The Legislature is currently considering a plan to impose nearly a billion dollars in unvoted property tax increases upon Ohio homeowners and farmers at the same time their public schools would lose more than half a billion dollars.
Even though the proposed HB 1 is labyrinthine and impenetrable, what’s wrong with the proposal on a practical level is pretty simple. At a March 14 hearing, the ranking Democrat on the Ohio House Ways and Means Committee, Rep. Dan Troy formulated the practical problem clearly: “Nobody likes taxes… but the problem is we need to have something to underwrite the cost of critical services.”
There is also the ethical problem. Over 25 years ago, the Ohio Supreme Court found Ohio’s school finance formula unconstitutional because of overreliance on local property taxes. We all know that wealthy communities where property is expensive can raise school funds more easily than impoverished communities, because property values themselves are lower in poor communities. And poorer people cannot afford tax rates high enough to compensate for the community’s overall lower property tax valuation. The basic principle of school funding equity is that the state will compensate poorer communities with additional funds to enable them to offer their children an education that is comparable to what wealthy communities provide; state funding is supposed to compensate for school districts’ unequal fiscal capacity. I don’t suppose the legislative sponsors of HB 1—people who prioritize slashing income taxes for the rich—can be expected to worry about the ethical concept of equity in school funding.
Maybe the political problems with this bill will carry more weight with Ohio’s legislative Republican supermajority. There is a political lesson a lot of us in Ohio have learned over the years: In Ohio, we can’t ever have unvoted property tax increases. I know that in some states, school boards can raise their millage rates when expenses grow, but not in Ohio. As a parent I would certainly prefer that we didn’t have to exhaust ourselves to pass our school levies, but decades of preaching by Ohio Republicans and the laws they have put in place have taught me that in Ohio, unvoted tax increases cannot happen.
Here is how I learned this lesson—and how thousands of parents, grandparents, teachers, and good citizens will realize, if HB 1 becomes law, that Ohio’s supermajority Republican legislature has done something outrageous by imposing unvoted property tax increases amounting to almost a billion dollars across the state. We know from what Howard Fleeter explained earlier in this post, that HB 920 freezes the revenue from any voted school operating levy at the amount the levy yields when it is passed. So, for generations, to enable their school districts to respond to inflation, parent and citizen volunteers have been spending thousands of hours—literally months—running ballot campaigns to pass school levies to keep their school districts solvent.
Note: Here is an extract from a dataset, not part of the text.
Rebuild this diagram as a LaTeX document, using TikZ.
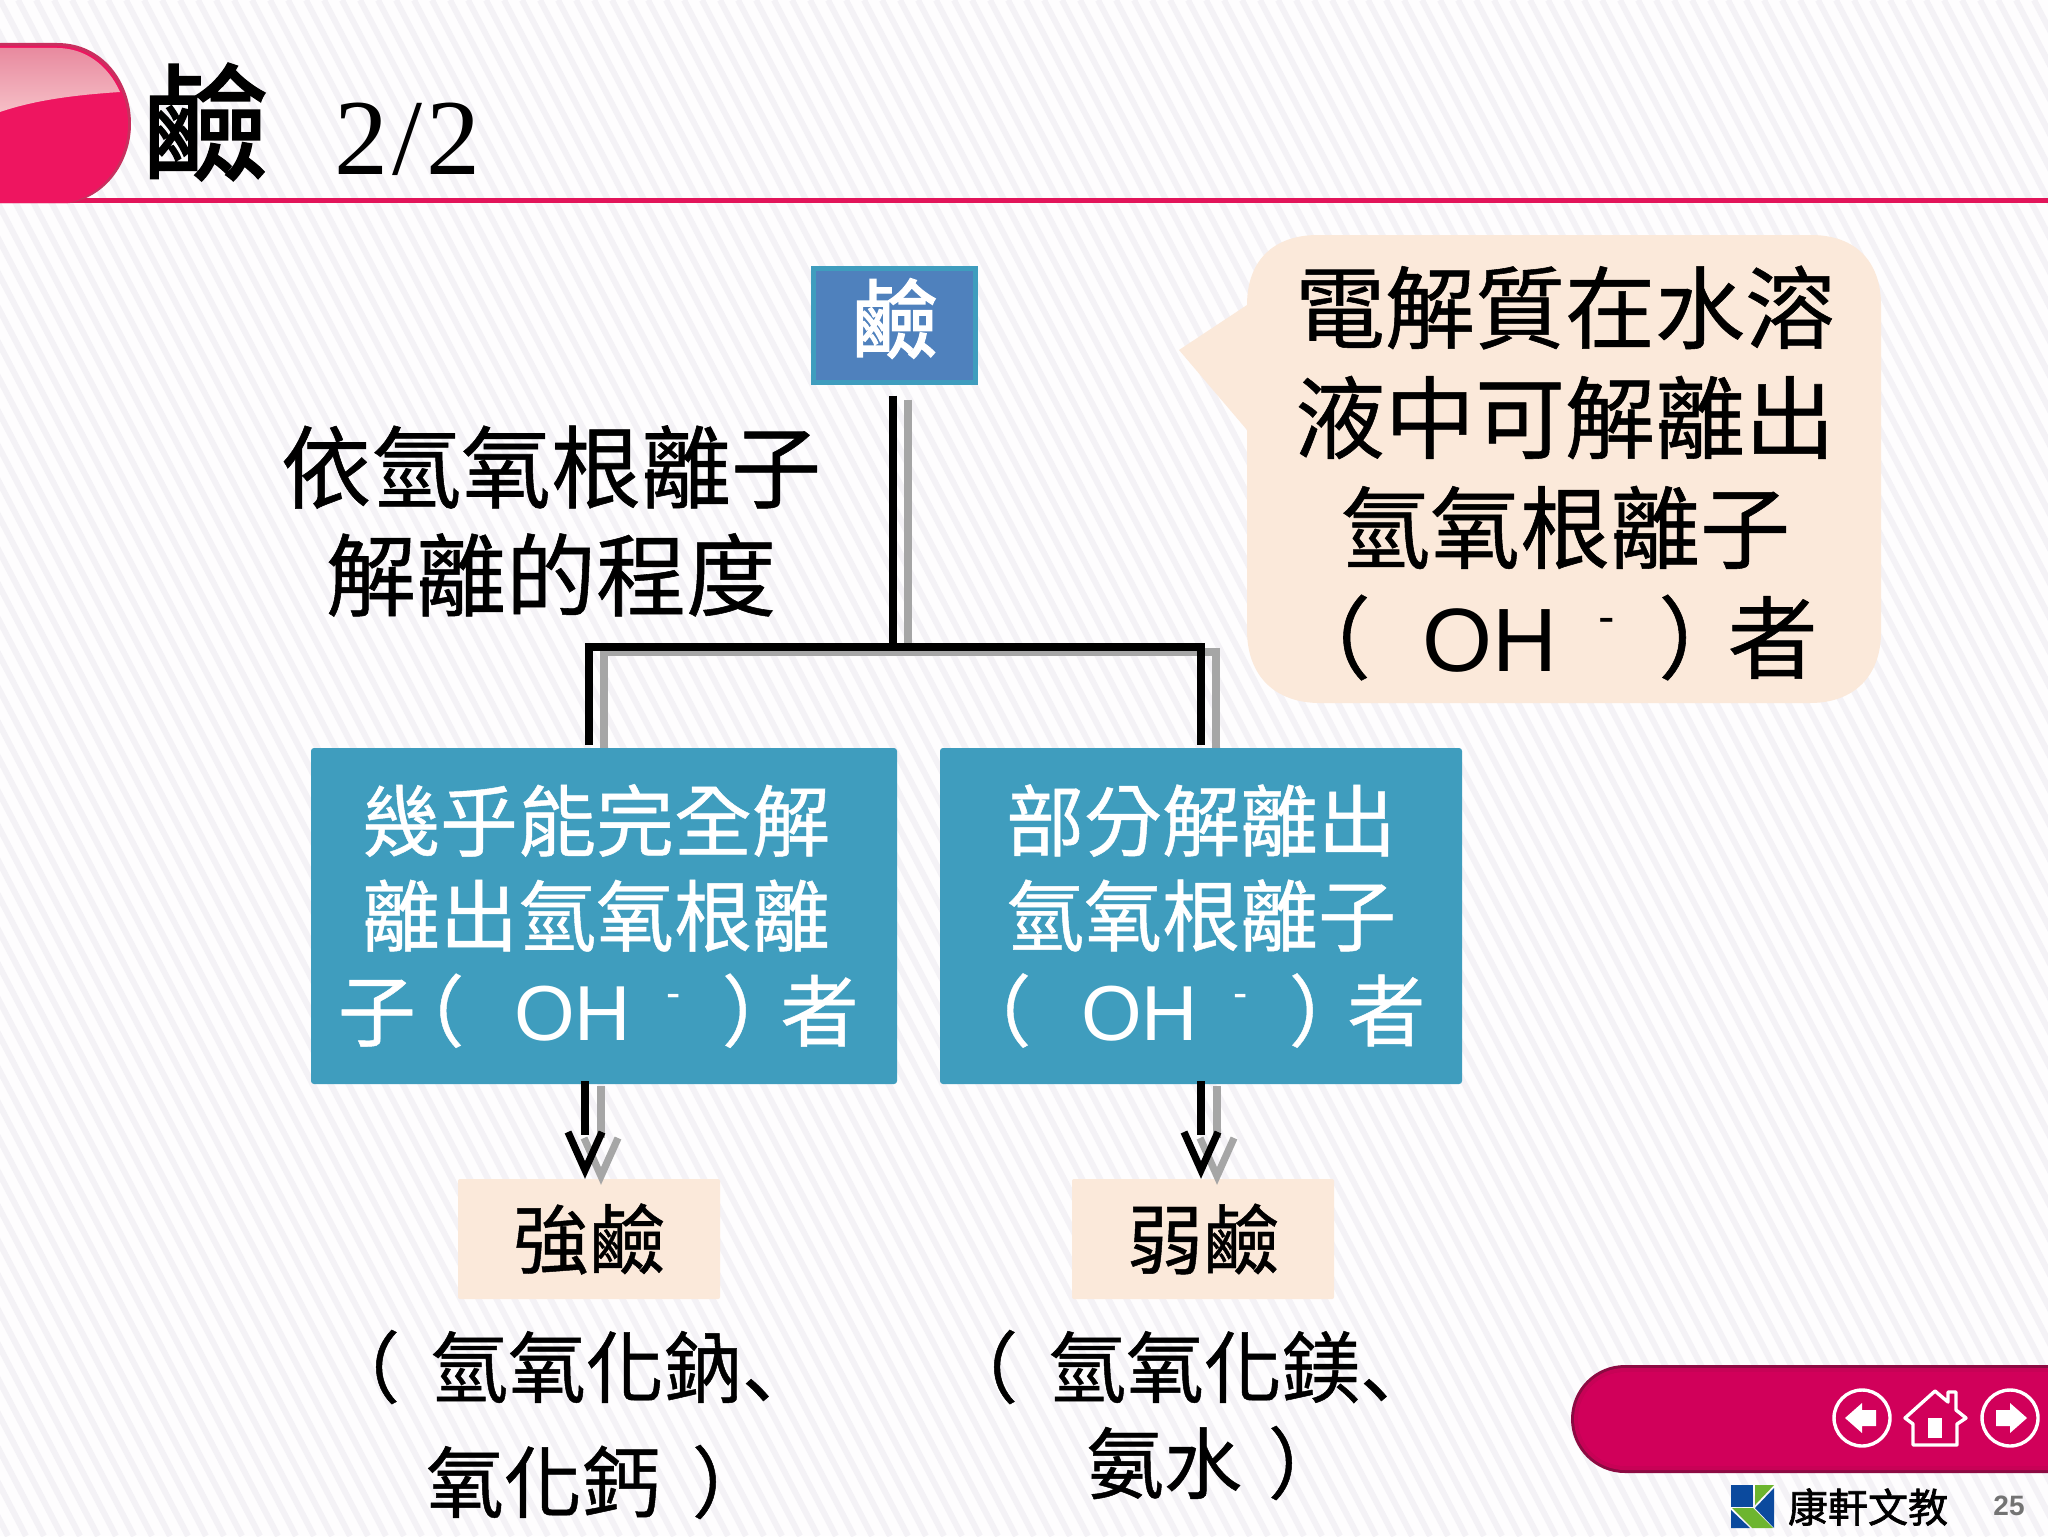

In 1993, exactly 30 years ago, my friend Ellen and I—parents with children in our public schools—volunteered to chair the campaign to pass an 8.9 mill school levy in the November election. Back then, without computer data base programs, we kept all the records written by hand on legal pads. Beginning early in July, we led a committee that recruited over 700 volunteers to serve as street captains who promised to talk to their neighbors on three different designated weekends and to deliver the brochures we raised money to print. We recruited people to manage this army of volunteers, collected hundreds of endorsements, sent out speakers to community events and churches and synagogues, and made special outreach to senior citizens. After the failure of two previous levies (whose campaigns had also taken months to organize), we raised community awareness high enough to pass that levy by a margin of 2,000 votes. It kept our district from having to lay off teachers
Across Ohio’s 610 school districts, school levy election campaigns are repeated every few years when there is a need for increased funding. We would all prefer not to have to fund our schools this way because it is exhausting, but it is the process which, for decades, Ohio Republicans have mandated for raising local school taxes. Now we learn that our Republican legislature is promoting a plan that, by legislative fiat, would impose a set of unvoted property taxes totaling $929 million on Ohio homeowners and farmers—all for the purpose of cutting state income taxes for Ohio’s wealthiest citizens.
Did the sponsors of this legislation have any idea what they were doing? Shouldn’t we hope that the anticipated political backlash from property taxpayers will cause the Legislature to recognize that HB 1 is a politically untenable proposal? Will the Ohio House Ways and Means Committee be foolhardy enough to pass House Bill 1 out of committee for a vote on the House floor?
Reblogged this on Politicians Are Poody Heads.
This bill is very confusing. If HB1, which is the elimination of the property tax relief program is made into law, then will HB920 which will increase property taxes, but will not benefit funding for school districts?
These bills are an outrageous, thoughtless, and selfish means that have been crafted to destroy the democratic bedrock provided by our Ohio Public School System. All citizens of Ohio that care about an equitable and adequate means of providing education for all must oppose these harmful and destructive bills.